Kolkata: Steel demand has palpably been on a downslide recently, thanks to a slowdown in all key steel consuming sectors. And this, in turn, has led to a significant drop in steel prices in July. The fall in demand has not been without a reason. While in India, slowdown in sectors like automobile, housing, construction and infrastructure has led to a demand slump, globally the trade tensions between the US and China contributed to the fall in demand and thereby to a drop in price.
Prices of hot rolled and cold rolled coils fell by nearly Rs 3,000 per tonne in the last 40 days mostly due to the continuing slowdown in automotive, housing and infrastructure sectors. The trade tension between the US and China also has contributed to the fall in prices.
During 2018-2019, international steel prices for hot rolled and cold rolled coils have declined by 11.5 per cent and 11.9 per cent respectively compared with 2017-18 prices. Steel prices fell below Rs 40,000 per tonne in the domestic market, which is the lowest since December 2017. The drop in demand has also been causing inventory pile-up.

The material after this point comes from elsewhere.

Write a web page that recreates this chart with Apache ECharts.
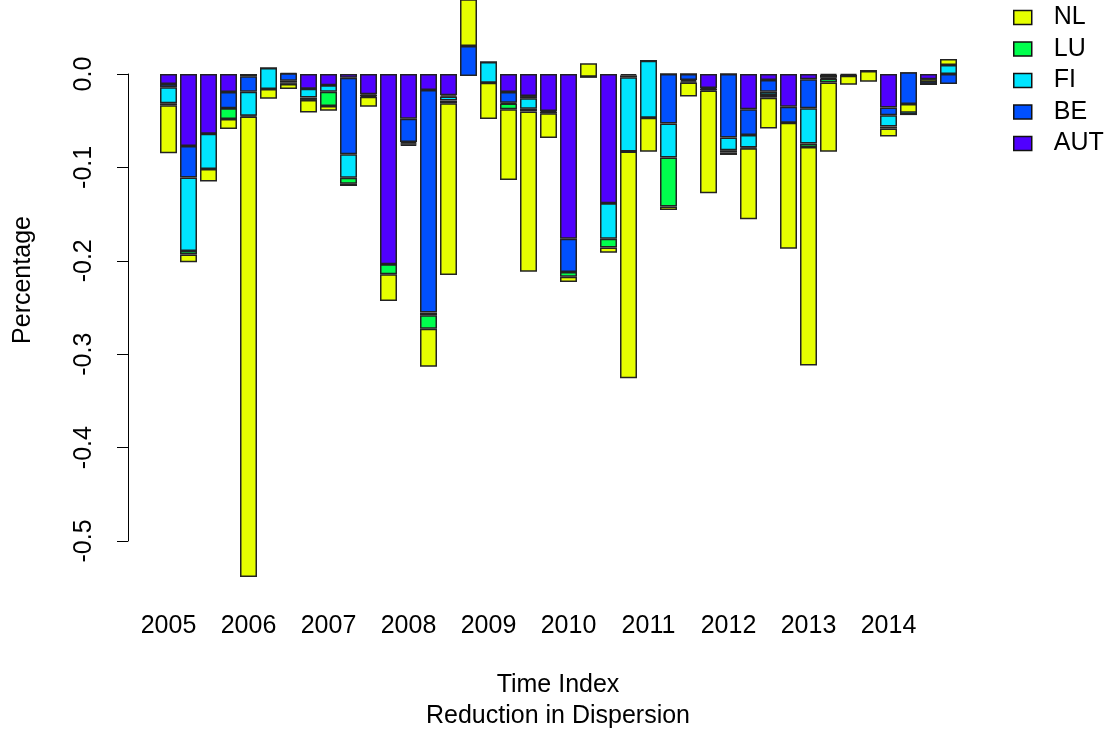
<!DOCTYPE html>
<html>
<head>
<meta charset="utf-8">
<title>Reduction in Dispersion</title>
<script src="https://cdn.jsdelivr.net/npm/echarts@6/dist/echarts.min.js"></script>
<style>
  html, body { margin: 0; padding: 0; background: #ffffff; }
  #chart { width: 1106px; height: 735px; }
</style>
</head>
<body>
<div id="chart"></div>
<script>
// Quarterly contributions per country (2005 Q1 – 2014 Q4), stacked cumulatively
const years = ['2005', '2006', '2007', '2008', '2009', '2010', '2011', '2012', '2013', '2014'];
const quarters = years.flatMap(y => ['Q1', 'Q2', 'Q3', 'Q4'].map(q => y + ' ' + q));

const AUT = [
  -0.0107, -0.0771, -0.0640, -0.0193, -0.0025,  0.0064,  0.0008, -0.0157,
  -0.0121, -0.0040, -0.0218, -0.2037, -0.0478, -0.0171, -0.0228, -0.0021,
   0.0128, -0.0193, -0.0236, -0.0396, -0.1763, -0.0029, -0.1385, -0.0015,
   0.0143,  0.0000,  0.0000, -0.0150,  0.0000, -0.0378, -0.0064, -0.0350,
  -0.0057, -0.0010, -0.0010,  0.0032, -0.0360,  0.0018, -0.0057, -0.0107
];
const BE = [
  -0.0035, -0.0338,  0.0000, -0.0175, -0.0164,  0.0000, -0.0079,  0.0000,
   0.0000, -0.0820, -0.0013,  0.0000, -0.0250, -0.2384, -0.0014,  0.0321,
   0.0000, -0.0114, -0.0025, -0.0013, -0.0357,  0.0000,  0.0000, -0.0020,
   0.0000, -0.0530, -0.0064, -0.0014, -0.0680, -0.0275, -0.0125, -0.0171,
  -0.0310, -0.0030, -0.0010,  0.0000, -0.0082, -0.0340, -0.0053,  0.0107
];
const FI = [
  -0.0171, -0.0787, -0.0378,  0.0000, -0.0257, -0.0224, -0.0018, -0.0096,
  -0.0068, -0.0250,  0.0000,  0.0000, -0.0014, -0.0029, -0.0043,  0.0000,
  -0.0221, -0.0010, -0.0110,  0.0000,  0.0000,  0.0000, -0.0378, -0.0796,
  -0.0611, -0.0364, -0.0014,  0.0000, -0.0136, -0.0135, -0.0036,  0.0000,
  -0.0378, -0.0010,  0.0000,  0.0000, -0.0121, -0.0118,  0.0000,  0.0096
];
const LU = [
  -0.0021, -0.0037,  0.0000, -0.0114, -0.0010,  0.0000, -0.0017, -0.0025,
  -0.0154, -0.0064, -0.0013, -0.0107, -0.0014, -0.0143, -0.0029,  0.0000,
   0.0000, -0.0061, -0.0030, -0.0012, -0.0050,  0.0000, -0.0096,  0.0000,
   0.0000, -0.0525, -0.0014, -0.0014, -0.0025, -0.0008, -0.0029,  0.0000,
  -0.0037, -0.0040,  0.0000,  0.0000, -0.0021,  0.0025,  0.0020,  0.0000
];
const NL = [
  -0.0514, -0.0083, -0.0132, -0.0107, -0.4930, -0.0104, -0.0054, -0.0135,
  -0.0050, -0.0025, -0.0107, -0.0286, -0.0015, -0.0407, -0.1838,  0.0900,
  -0.0389, -0.0757, -0.1716, -0.0263, -0.0057,  0.0143, -0.0054, -0.2426,
  -0.0364, -0.0036, -0.0150, -0.1099, -0.0026, -0.0759, -0.0329, -0.1349,
  -0.2338, -0.0742, -0.0095, -0.0114, -0.0086,  0.0093,  0.0033,  0.0064
];

const countries = ['AUT', 'BE', 'FI', 'LU', 'NL'];
const values = { AUT, BE, FI, LU, NL };
const colors = { AUT: '#5000FF', BE: '#0050FF', FI: '#00E5FF', LU: '#00FF4D', NL: '#E6FF00' };
const legendOrder = ['NL', 'LU', 'FI', 'BE', 'AUT'];
const yTicks = { min: -0.5, max: 0, step: 0.1 };

const FONT = "'Liberation Sans', Arial, Helvetica, sans-serif";
const FS = 25;

const chart = echarts.init(document.getElementById('chart'), null, { renderer: 'canvas' });

chart.setOption({
  animation: false,
  backgroundColor: '#ffffff',
  textStyle: { fontFamily: FONT, color: '#000' },
  grid: [
    // plotting region for the bars
    { left: 158.5, width: 800, top: 0, height: 597 },
    // region carrying the visible value axis (0.0 down to -0.5)
    { left: 128, width: 10, top: 74, height: 467 }
  ],
  xAxis: [
    {
      gridIndex: 0,
      type: 'category',
      data: quarters,
      axisLine: { show: false },
      axisTick: { show: false },
      axisLabel: {
        interval: 3,
        formatter: v => v.slice(0, 4),
        fontSize: FS,
        fontFamily: FONT,
        color: '#000',
        margin: 17
      }
    },
    { gridIndex: 1, type: 'value', show: false }
  ],
  yAxis: [
    { gridIndex: 0, type: 'value', min: -0.56, max: 74 / 934, show: false },
    {
      gridIndex: 1,
      type: 'value',
      min: yTicks.min,
      max: yTicks.max,
      interval: yTicks.step,
      axisLine: { show: true, lineStyle: { color: '#000', width: 1 } },
      axisTick: { show: true, length: 11, lineStyle: { color: '#000', width: 1 } },
      splitLine: { show: false },
      axisLabel: {
        rotate: 90,
        fontSize: FS,
        fontFamily: FONT,
        color: '#000',
        margin: 31,
        formatter: v => v.toFixed(1)
      }
    }
  ],
  legend: {
    orient: 'vertical',
    left: 1013,
    top: 5,
    padding: 0,
    data: legendOrder,
    icon: 'rect',
    itemWidth: 18,
    itemHeight: 14,
    itemGap: 6.5,
    itemStyle: { borderColor: '#111', borderWidth: 1.5 },
    textStyle: { fontSize: FS, fontFamily: FONT, color: '#000', lineHeight: 24, padding: [0, 0, 0, 17] },
    selectedMode: false
  },
  graphic: [
    {
      type: 'text',
      x: 23, y: 280,
      rotation: Math.PI / 2,
      style: { text: 'Percentage', font: FS + 'px ' + FONT, fill: '#000', align: 'center', verticalAlign: 'middle' }
    },
    {
      type: 'text',
      x: 558, y: 685,
      style: { text: 'Time Index', font: FS + 'px ' + FONT, fill: '#000', align: 'center', verticalAlign: 'middle' }
    },
    {
      type: 'text',
      x: 558, y: 716,
      style: { text: 'Reduction in Dispersion', font: FS + 'px ' + FONT, fill: '#000', align: 'center', verticalAlign: 'middle' }
    }
  ],
  series: countries.map(name => ({
    name,
    type: 'bar',
    xAxisIndex: 0,
    yAxisIndex: 0,
    stack: 'total',
    stackStrategy: 'all',
    barWidth: 17,
    clip: true,
    data: values[name],
    itemStyle: { color: colors[name], borderColor: '#222', borderWidth: 1.5 },
    emphasis: { disabled: true }
  }))
});
</script>
</body>
</html>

“Business confidence has dipped sharply in recent months amidst broader economic weakness and the uncertainty around the ongoing US-China trade conflict, which has had an adverse effect on investment decisions, capex spend and trade flows. Consequently, steel prices across many geographies declined in 1QFY20. This coincided with a sharp rise in iron ore prices due to supply disruptions and elevated coking coal costs. As a result, market spreads for steel producers globally have been affected,” a senior Tata Steel official said.
Looking outside in India, in Europe, for instance, the steel industry is facing significant headwinds in terms of lower economic growth and trade flow uncertainty that is impacting steel consuming products. Tata Steel Europe's 1QFY20 production was impacted by planned shutdowns and unplanned outages during the quarter. This coupled with sluggish demand affected the sales volume in 1QFY20, Tata Steel official said.
In India, the liquidity issues in the NBFC and banking sector along with rural stress have also negatively impacted sentiments and overall economic activities.